After previously starting to configure the new interfaces within the UI, and rebooting, all the newly created interfaces disappeared.  I was met with the same "none0@" output above.  However, upon checking to see if something didn't run as expected:

kldload if_bnxt
kldload: can't load if_bnxt: module already loaded or in kernel


I rebooted the host again, only to be met with the VM not starting up at all as the NIC in question seemed to drop out of having SR-IOV enabled.  I rebooted once more, and one port was enabled, one disabled.  Both times ESXi was indicating that it WAS enabled, but required a reboot. 

This was done, but still experienced these interfaces dropping off.  I deleted the loader.conf.local file to prevent the drivers from being loaded, rebooted, manually tried to load the drivers again but indicated they were already loaded. 
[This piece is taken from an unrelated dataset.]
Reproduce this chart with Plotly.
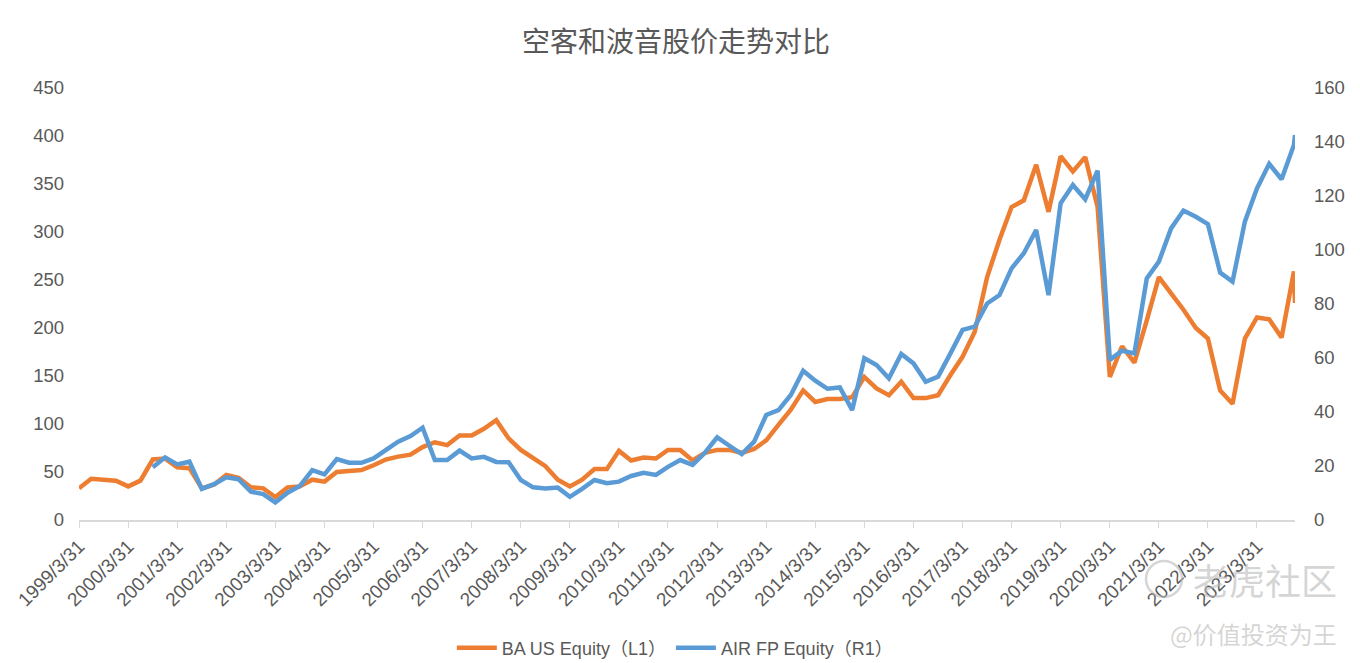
import pandas as pd
import plotly.graph_objects as go

# Quarter-end dates 1999/3/31 .. 2023/12/31, plus the latest observation
quarter_dates = list(pd.date_range("1999-03-31", periods=100, freq="QE"))
last_date = pd.Timestamp("2024-01-08")
dates = quarter_dates + [last_date]

ba_us = [33, 43, 42, 41, 35, 41, 63, 64, 55, 54,
         33, 37, 47, 44, 34, 33, 24, 34, 35, 42,
         40, 50, 51, 52, 57, 63, 66, 68, 76, 81,
         78, 88, 88, 95, 104, 85, 73, 64, 56, 42,
         35, 42, 53, 53, 72, 62, 65, 64, 73, 73,
         62, 70, 73, 73, 70, 74, 83, 99, 115, 135,
         123, 126, 126, 128, 149, 137, 130, 144, 127, 127,
         130, 151, 170, 196, 253, 292, 326, 333, 370, 321,
         379, 363, 378, 326, 149, 181, 164, 208, 253, 236,
         219, 200, 189, 135, 121, 189, 211, 209, 190, 259,
         226]

air_fp = [None, None, None, None, None, None,
          19.5, 23.2, 20.6, 21.6,
          11.5, 13.3, 15.8, 15.1, 10.5, 9.6, 6.5, 10.1, 12.6, 18.5,
          16.9, 22.6, 21.2, 21.2, 22.8, 25.9, 29.0, 31.1, 34.2, 22.2,
          22.2, 25.7, 22.8, 23.4, 21.5, 21.4, 14.8, 12.1, 11.7, 12.0,
          8.6, 11.5, 14.8, 13.6, 14.2, 16.3, 17.5, 16.7, 19.7, 22.2,
          20.4, 24.9, 30.6, 27.5, 24.4, 29.0, 38.9, 40.7, 46.3, 55.3,
          51.6, 48.6, 49.1, 40.7, 59.9, 57.4, 52.5, 61.5, 58.0, 51.2,
          53.1, 61.7, 70.4, 71.6, 80.2, 83.3, 93.2, 98.8, 107.4, 83.3,
          117.3, 124.1, 118.8, 129.4, 59.3, 62.7, 61.7, 89.5, 95.7, 108.0,
          114.6, 112.3, 109.6, 91.6, 88.3, 110.5, 122.8, 131.9, 126.2, 138.9,
          142.6]

tick_years = list(range(1999, 2024))
tick_vals = [f"{y}-03-31" for y in tick_years]
tick_text = [f"{y}/3/31" for y in tick_years]

title_text = "空客和波音股价走势对比"
name_ba = "BA US Equity（L1）"
name_air = "AIR FP Equity（R1）"
watermark_main = "老虎社区"
watermark_user = "@价值投资为王"

FONT = "Liberation Sans, Noto Sans CJK SC, sans-serif"
GREY = "#595959"
WM = "rgba(185,185,185,0.6)"

# the page body adds an 8px offset; size the figure so the plot lands where the reference has it
W, H = 1352, 655
PW = 1216  # plot-area width (px)
PH = 432   # plot-area height (px)


def px(x):  # page x -> paper x
    return (x - 79) / PW


def py(y):  # page y -> paper y
    return (520 - y) / PH


fig = go.Figure()
fig.add_trace(go.Scatter(x=dates, y=ba_us, name=name_ba, mode="lines",
                         line=dict(color="#ED7D31", width=4.5), yaxis="y"))
fig.add_trace(go.Scatter(x=dates, y=air_fp, name=name_air, mode="lines",
                         line=dict(color="#5B9BD5", width=4.5), yaxis="y2"))

fig.update_layout(
    width=W, height=H,
    paper_bgcolor="white", plot_bgcolor="white",
    margin=dict(l=71, r=65, t=80, b=143, autoexpand=False),
    font=dict(family=FONT, color=GREY),
    title=dict(text=title_text, x=(676 - 8) / W, xanchor="center", y=1 - 34 / H, yanchor="middle",
               font=dict(family="Noto Sans CJK SC", size=28, color=GREY)),
    xaxis=dict(type="date", range=[quarter_dates[0], last_date], automargin=False,
               tickvals=tick_vals, ticktext=tick_text, tickangle=-45,
               showgrid=False, showline=True, linecolor="#D9D9D9", linewidth=1.5,
               ticks="outside", ticklen=6, tickcolor="#D9D9D9",
               tickfont=dict(size=19, color=GREY), zeroline=False),
    yaxis=dict(range=[0, 450], tickvals=list(range(0, 451, 50)), showgrid=False, automargin=False,
               zeroline=False, showline=False, ticklabelstandoff=14,
               tickfont=dict(size=18.5, color=GREY)),
    yaxis2=dict(range=[0, 160], tickvals=list(range(0, 161, 20)), overlaying="y", side="right",
                showgrid=False, zeroline=False, showline=False, ticklabelstandoff=18, automargin=False,
                tickfont=dict(size=18.5, color=GREY)),
    legend=dict(orientation="h", x=0.49, xanchor="center", y=py(648), yanchor="middle",
                font=dict(size=18, color=GREY), itemwidth=40, traceorder="normal"),
    showlegend=True,
)

fig.add_annotation(text=watermark_main, xref="paper", yref="paper", x=px(1265), y=py(579),
                   xanchor="center", yanchor="middle", showarrow=False,
                   font=dict(family="Noto Sans CJK SC", size=36, color=WM))
fig.add_annotation(text=watermark_user, xref="paper", yref="paper", x=px(1253), y=py(633),
                   xanchor="center", yanchor="middle", showarrow=False,
                   font=dict(family="Noto Sans CJK SC", size=24, color=WM))
fig.add_shape(type="circle", xref="paper", yref="paper",
              x0=px(1146), x1=px(1182), y0=py(597), y1=py(561),
              line=dict(color=WM, width=2.5))

fig.write_html("out.html")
The only thing I could see from dmesg was

bnxt0: <Broadcom NetXtreme-E Ethernet Virtual Function> mem 0xffa04000-0xffa07fff,0xff900000-0xff9fffff,0xffa00000-0xffa03fff at device 0.0 on pci5
bnxt0: Timeout sending HWRM_VER_GET: (timeout: 1000) seq: 0
bnxt0: attach: hwrm ver get failed
bnxt0: IFDI_ATTACH_PRE failed 60
device_attach: bnxt0 attach returned 60



In other attempts to boot, I saw:

bnxt0: Timeout sending HWRM_RING_ALLOC: (timeout: 2000) seq: 225
bnxt0: Timeout sending HWRM_FUNC_RESET: (timeout: 2000) seq: 226
bnxt0: Timeout sending HWRM_FUNC_RESET: (timeout: 2000) seq: 227
bnxt0: Timeout sending HWRM_FUNC_RESET: (timeout: 2000) seq: 228
bnxt0: Timeout sending HWRM_FUNC_RESET: (timeout: 2000) seq: 229
bnxt0: Timeout sending HWRM_FUNC_RESET: (timeout: 2000) seq: 230
bnxt0: Timeout sending HWRM_FUNC_RESET: (timeout: 2000) seq: 231
bnxt0: Timeout sending HWRM_FUNC_RESET: (timeout: 2000) seq: 232
bnxt0: Timeout sending HWRM_FUNC_RESET: (timeout: 2000) seq: 233
bnxt0: Timeout sending HWRM_FUNC_RESET: (timeout: 2000) seq: 234
bnxt0: Timeout sending HWRM_FUNC_RESET: (timeout: 2000) seq: 235
bnxt0: Timeout sending HWRM_FUNC_RESET: (timeout: 2000) seq: 236
bnxt0: Timeout sending HWRM_FUNC_RESET: (timeout: 2000) seq: 237
bnxt0: Timeout sending HWRM_FUNC_RESET: (timeout: 2000) seq: 238
bnxt0: Timeout sending HWRM_PORT_PHY_QCFG: (timeout: 2000) seq: 239
bnxt0: Timeout sending HWRM_PORT_PHY_QCFG: (timeout: 2000) seq: 240
bnxt0: Timeout sending HWRM_PORT_PHY_QCFG: (timeout: 2000) seq: 241
bnxt1: Timeout sending HWRM_PORT_PHY_QCFG: (timeout: 2000) seq: 15
bnxt1: Timeout sending HWRM_PORT_PHY_QCFG: (timeout: 2000) seq: 16
bnxt1: Timeout sending HWRM_PORT_PHY_QCFG: (timeout: 2000) seq: 17
bnxt2: Timeout sending HWRM_PORT_PHY_QCFG: (timeout: 2000) seq: 15
bnxt2: Timeout sending HWRM_PORT_PHY_QCFG: (timeout: 2000) seq: 16
bnxt2: Timeout sending HWRM_PORT_PHY_QCFG: (timeout: 2000) seq: 17
bnxt0: Timeout sending HWRM_PORT_PHY_QCFG: (timeout: 2000) seq: 242
...



Which seemed to repeat endlessly. 

I now have no idea why or how that occurred and am at a loss here.  I'm guessing this is a guest issue.  I'm spinning up various other VMs at the moment but this has been the first.  I'll see whether there is other odd behavior with other VMs. 

This particular thread can be closed. 

There was some odd sequencing somehow that got these setup into an odd state.